Dr Sara Howden is a recognized leader in human reprogramming and genome engineering technologies. As a National Health and Medical Research Council postdoctoral fellow at the University of Wisconsin, working with Professor James Thomson, she established an improved episomal reprogramming system, enabling the efficient generation of iPSCs from human fibroblasts using xeno-free conditions. She has extensive experience with genome engineering technologies and was the first to report targeted gene repair in patient-specific iPSCs.
Sara has subsequently developed novel Cas9 variants for improved gene-editing outcomes and a one-step protocol that enables the rapid and efficient generation of gene-edited iPSC from human skin or blood. These methodologies have been adopted by many researchers in the international stem cell research community and are routinely applied within the MCRI Gene-editing Core Facility, which was established by her in 2017 and has generated hundreds of custom edited iPSC lines for researchers locally and internationally.
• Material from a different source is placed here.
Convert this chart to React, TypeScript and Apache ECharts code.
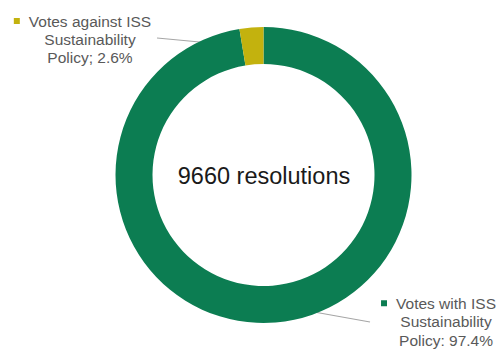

Sara has also generated a large variety of lineage-specific reporter lines, which has led to improved methods for the directed differentiation of iPSC-derived cell types and tissues. Many of these resources have been widely distributed and are publicly available through the facility.
“ Our state-of-the-art facility produces high quality, genetically engineered pluripotent stem cells for Australian researchers and have the potential to generate all of the different cell types that make up the human body. With support from other platforms available within the Phenomics Australia network, these powerful resources can be used in a vast range of applications, including human development, disease modeling and drug development studies.”
“Our team is also actively engaged in supporting the next generation of stem cell researchers by providing hands-on training to individuals or small groups onsite within our facility.”